Woodland, Clemson product Robert Smith checks in from Colts camp

File photo - former Woodland quarterback and Clemson safety Robert Smith checks in as an undrafted free agent with the Indianapolis Colts.

CLEMSON – Life in the National Football League might sound glamorous, but rookies quickly discover the grind is anything but.

Crowd won’t roar on Sundays for another three months, and for players who don’t force their way onto those coveted 53-man rosters, they won’t feel the glory or earn the riches that come with being an NFL player.

Throughout the summer of 2015, The Post and Courier will check in with former Clemson players continuing to chase their dreams as professionals.

We begin with St. George’s own Robert Smith, a former Woodland quarterback and Clemson safety who signed with the Colts as an undrafted free agent. He has been in Indianapolis since May 5, and spoke with The Post and Courier on Wednesday about his experiences through two weeks with the 2015 AFC Championship participant.

“The day I started, I got off the airplane, and they took me right to the practice facility. Met with Coach (Chuck) Pagano in the team meeting room, everybody introduced themselves. Surprisingly, I knew about 4 or 5 guys that were here. That’s kind of comforting, not being somewhere you don’t know anyone. After I went through a physical and signed the papers, the first thing I asked for, I need to get my hands on a playbook.

“To be honest with you, at this level, that playbook is the most important thing there is. People want to talk about big, strong NFL players; the players are strong, but at this level, you’re only going to get so much stronger. It’s not like when you’re a freshman going to college, you’re going to gain 100 pounds on the bench press. You may get 15-20 more pounds. Now it’s more about building the body for longevity.

“Getting that new playbook, it’s like when I got to college. You’re sitting down as a rookie, trying to learn this on the first night. It’s almost impossible. That gives you the impression of what pro life is like. You’re like, ‘wow, this is terrible, what have I gotten myself into?’ I probably studied the last two or three weeks more than I studied in college. That’s how it feels. It’s more mental than physical.

“The next three days were rookie minicamp. It is a job. Every day, I’m up at 5:45 and I didn’t get home until about 6 o’clock (in the evening.) During rookie minicamp, it was a complete grind. I felt like it was my freshman year in college. You just don’t know what’s going on. You’re struggling out there. You don’t want to mess up, because the first thing you’re thinking is, I’ve got to make this team. I’ve got to impress the coach. I’ve got to find a way to put my name out there.

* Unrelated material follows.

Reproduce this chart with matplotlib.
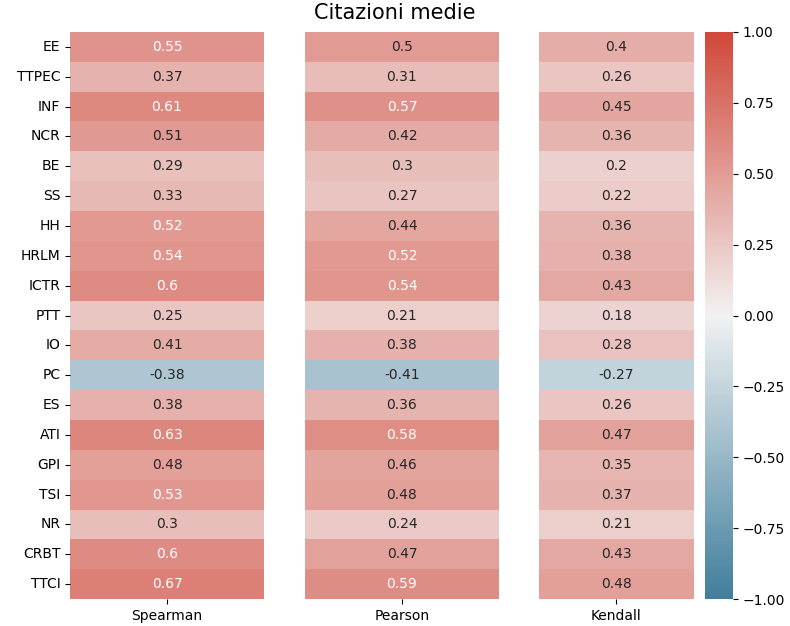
import matplotlib
matplotlib.use("Agg")
import matplotlib.pyplot as plt
import numpy as np
import pandas as pd
import seaborn as sns

labels = ["EE", "TTPEC", "INF", "NCR", "BE", "SS", "HH", "HRLM", "ICTR", "PTT",
          "IO", "PC", "ES", "ATI", "GPI", "TSI", "NR", "CRBT", "TTCI"]
spearman = [0.55, 0.37, 0.61, 0.51, 0.29, 0.33, 0.52, 0.54, 0.6, 0.25,
            0.41, -0.38, 0.38, 0.63, 0.48, 0.53, 0.3, 0.6, 0.67]
pearson = [0.5, 0.31, 0.57, 0.42, 0.3, 0.27, 0.44, 0.52, 0.54, 0.21,
           0.38, -0.41, 0.36, 0.58, 0.46, 0.48, 0.24, 0.47, 0.59]
kendall = [0.4, 0.26, 0.45, 0.36, 0.2, 0.22, 0.36, 0.38, 0.43, 0.18,
           0.28, -0.27, 0.26, 0.47, 0.35, 0.37, 0.21, 0.43, 0.48]

methods = {"Spearman": spearman, "Pearson": pearson, "Kendall": kendall}
cmap = sns.diverging_palette(230, 15, as_cmap=True)

fig = plt.figure(figsize=(7.9, 6.26), dpi=100)
bottom, height = 0.043, 0.906
positions = [
    [0.0886, bottom, 0.2456, height],
    [0.386, bottom, 0.2456, height],
    [0.682, bottom, 0.196, height],
]
cbar_ax = fig.add_axes([0.892, bottom, 0.036, height])

for i, (name, vals) in enumerate(methods.items()):
    ax = fig.add_axes(positions[i])
    df = pd.DataFrame({name: vals}, index=labels)
    last = i == len(methods) - 1
    sns.heatmap(df, ax=ax, cmap=cmap, vmin=-1, vmax=1, annot=True,
                annot_kws={"fontsize": 10}, cbar=last,
                cbar_ax=cbar_ax if last else None,
                yticklabels=(i == 0))
    ax.tick_params(labelsize=10)
    if i == 0:
        ax.set_yticklabels(ax.get_yticklabels(), rotation=0)
    else:
        ax.tick_params(left=False)

cbar_ax.set_yticks(np.arange(-1, 1.01, 0.25))
cbar_ax.tick_params(labelsize=10)
fig.suptitle("Citazioni medie", fontsize=15, y=0.995)

plt.savefig("out.png", dpi=100)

“You kind of calm down after the first day or two. You look at film and realize, I didn’t do as bad as I thought I did. It’s just something new; you don’t feel comfortable with it. After the first or second day, I really started feeling – I don’t want to say comfortable, because I never want to get comfortable and I always want to keep that edge – but after rookie minicamp, I got a great impression of how it’s going to be. In order for me to be on this team, I know what I got to do and how I got to do it.

“You wake up in the mornings, you go to meetings, you go to practice, you go to more meetings, you go lift, you go to more meetings, and you go home and you study your playbook for at least two hours. That’s how it went the first two weeks. Right now, we’ve gone through all the plays, so we’re familiar with it. But when you don’t know what you’re doing, you’re literally sitting there trying to learn what to do and get an upper hand on it.

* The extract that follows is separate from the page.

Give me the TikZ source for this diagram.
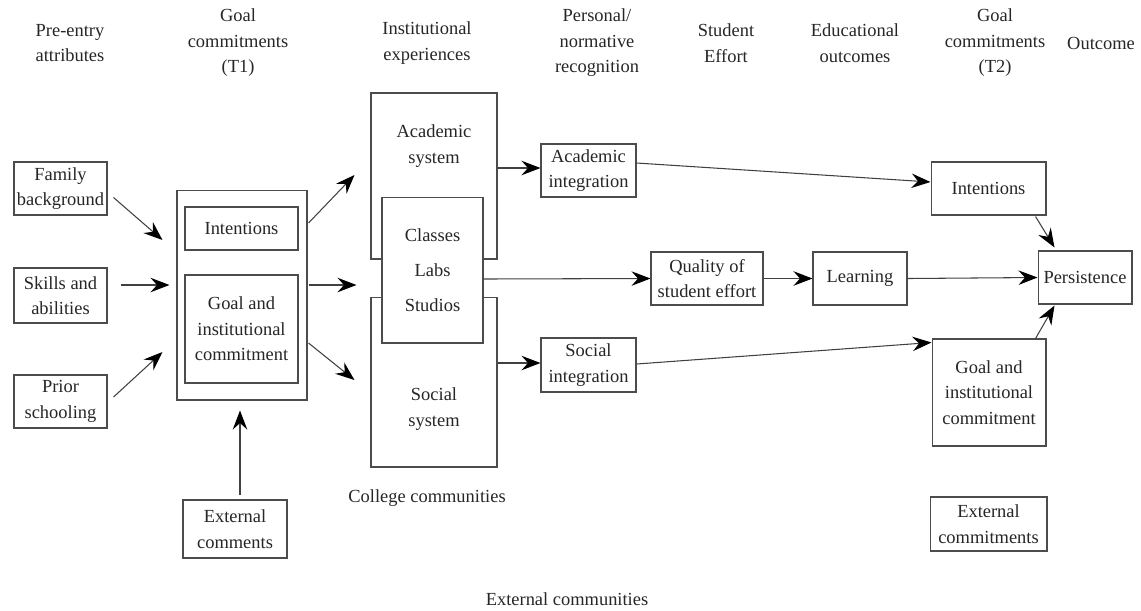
\documentclass[tikz,border=0pt]{standalone}
\usepackage{fontspec}
\setmainfont{Liberation Serif}
\usetikzlibrary{arrows.meta, positioning, calc}

\begin{document}
\begin{tikzpicture}[x=0.02cm, y=-0.02cm,
        font=\fontsize{10.5}{14.5}\selectfont, text=black!85,
        box/.style={draw=black!70, line width=0.6pt, rectangle, align=center, fill=white, inner sep=1pt},
        txt/.style={align=center, inner sep=0pt},
        arrow/.style={-{Stealth[length=3.8mm, width=2.9mm, inset=1.3mm, black]}, draw=black!75, line width=0.6pt}
    ]
        \useasboundingbox (0,0) rectangle (1141,610);

        % column headings
        \node[txt] (h1) at (70,43) {Pre-entry\\attributes};
        \node[txt] (h2) at (238,43) {Goal\\commitments\\(T1)};
        \node[txt] (h3) at (427,43) {Institutional\\experiences};
        \node[txt] (h4) at (597,43) {Personal/\\normative\\recognition};
        \node[txt] (h5) at (726,43) {Student\\Effort};
        \node[txt] (h6) at (855,43) {Educational\\outcomes};
        \node[txt] (h7) at (995,43) {Goal\\commitments\\(T2)};
        \node[txt] (h8) at (1101,43) {Outcome};

        % pre-entry attributes
        \node[box, minimum width=1.86cm, minimum height=1.06cm] (fam) at (60.5,188.5) {Family\\background};
        \node[box, minimum width=1.86cm, minimum height=1.1cm] (skills) at (60.5,295.5) {Skills and\\abilities};
        \node[box, minimum width=1.86cm, minimum height=1.06cm] (prior) at (60.5,401.5) {Prior\\schooling};

        % goal commitments T1
        \node[box, minimum width=2.6cm, minimum height=4.2cm] (t1) at (242,295) {};
        \node[box, minimum width=2.26cm, minimum height=0.86cm] (int1) at (241.5,228.5) {Intentions};
        \node[box, minimum width=2.26cm, minimum height=2.16cm] (goal1) at (241.5,329) {Goal and\\institutional\\commitment};
        \node[box, minimum width=2.08cm, minimum height=1.16cm] (extcom) at (235,529) {External\\comments};

        % institutional experiences
        \node[box, minimum width=2.52cm, minimum height=3.32cm] (acsys) at (434,176) {};
        \node[txt] (acsystxt) at (434,146) {Academic\\system};
        \node[box, minimum width=2.52cm, minimum height=3.4cm] (socsys) at (434,382) {};
        \node[txt] (socsystxt) at (434,409) {Social\\system};
        \node[box, minimum width=2.02cm, minimum height=2.92cm] (classes) at (432.5,270) {Classes\\[5.5pt]Labs\\[5.5pt]Studios};
        \node[txt] (college) at (427,498) {College communities};

        % integration
        \node[box, minimum width=1.9cm, minimum height=1.06cm] (acint) at (588.5,170.5) {Academic\\integration};
        \node[box, minimum width=1.9cm, minimum height=1.08cm] (socint) at (588.5,365) {Social\\integration};

        % effort, outcomes
        \node[box, minimum width=2.24cm, minimum height=1.06cm] (quality) at (707,278.5) {Quality of\\student effort};
        \node[box, minimum width=1.88cm, minimum height=1.06cm] (learn) at (860,278.5) {Learning};

        % goal commitments T2
        \node[box, minimum width=2.3cm, minimum height=1.06cm] (int2) at (988.5,188.5) {Intentions};
        \node[box, minimum width=2.28cm, minimum height=2.14cm] (goal2) at (989,392.5) {Goal and\\institutional\\commitment};
        \node[box, minimum width=2.34cm, minimum height=1.08cm] (extcomm) at (988.5,524) {External\\commitments};
        \node[box, minimum width=1.88cm, minimum height=1.06cm] (persist) at (1085,277.5) {Persistence};

        \node[txt] (extcommun) at (567,599) {External communities};

        % connectors
        \draw[arrow] ($(fam.east)+(6,9)$) -- ($(t1.west)+(-14,-55)$);
        \draw[arrow] ($(skills.east)+(13,-10.5)$) -- ($(t1.west)+(-7,-10)$);
        \draw[arrow] ($(prior.east)+(6,-4.5)$) -- ($(t1.west)+(-14,57)$);
        \draw[arrow] ($(extcom.north)+(5,-4)$) -- ($(t1.south)+(-2,10)$);

        \draw[arrow] ($(t1.east)+(1,-72)$) -- ($(acsys.west)+(-16,-1)$);
        \draw[arrow] ($(t1.east)+(1,-10)$) -- ($(classes.west)+(-25,15)$);
        \draw[arrow] ($(t1.east)+(1,48)$) -- ($(socsys.west)+(-16,-2)$);

        \draw[arrow] ($(acsys.east)+(0,-8)$) -- ($(acint.west)+(0,-2.5)$);
        \draw[arrow] ($(socsys.east)+(0,-19)$) -- ($(socint.west)+(0,-2)$);
        \draw[arrow] ($(classes.east)+(0,9)$) -- (quality.west);
        \draw[arrow] (quality.east) -- (learn.west);
        \draw[arrow] (learn.east) -- (persist.west);

        \draw[arrow] ($(acint.east)+(0,-7.5)$) -- ($(int2.west)+(0,-6.5)$);
        \draw[arrow] ($(socint.east)+(0,-1)$) -- ($(goal2.north west)+(0,4)$);
        \draw[arrow] ($(int2.south east)+(-11,1)$) -- ($(persist.north west)+(17,-3)$);
        \draw[arrow] ($(goal2.north east)+(-11,0)$) -- ($(persist.south west)+(17,1)$);
    \end{tikzpicture}
\end{document}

“For me, a guy who’s a free agent, when the coach says something in the meetings, I’m trying to catch his attention. So they can say, ‘this guy, he’s been studying. It means something to him. He cares.’ Coaches at this level, they evaluate everything – from the way to hold your bag to going through a drill. They evaluate every little single thing that you do, because if they feel like you’re not contributing to this team and this organization, they’re going to get rid of you. It’s a business.

“That’s the thing I meant by, I never want to get comfortable, because the minute I relax, somebody else passes you. You feel like you’ve arrived, you’ve done this and you’ve done that? You’re just getting started. We hear the veterans talk about it all the time. They’re like, ‘yeah, we know why y’all here. You’re here to replace us, to take our jobs.’ They know that.

“The difference is, at Clemson, I knew everything. You can ask the coaches – I knew where to be, I could tell you where everybody was at. Here, I’m starting from the bottom. I’m striving for reps. When I get in for reps, I’ve got to make it count. I can’t have a bunch of busts. They know you’re going to mess up, but I can’t afford to mess up too much. And if I mess up, I better mess up going full speed. That’s the reality of it. You’ve got to catch their eye. You’ve got to get noticed. They talk about it all the time, is being noticed, being on top of my game, knowing my playbook and staying healthy. That’s my main thing.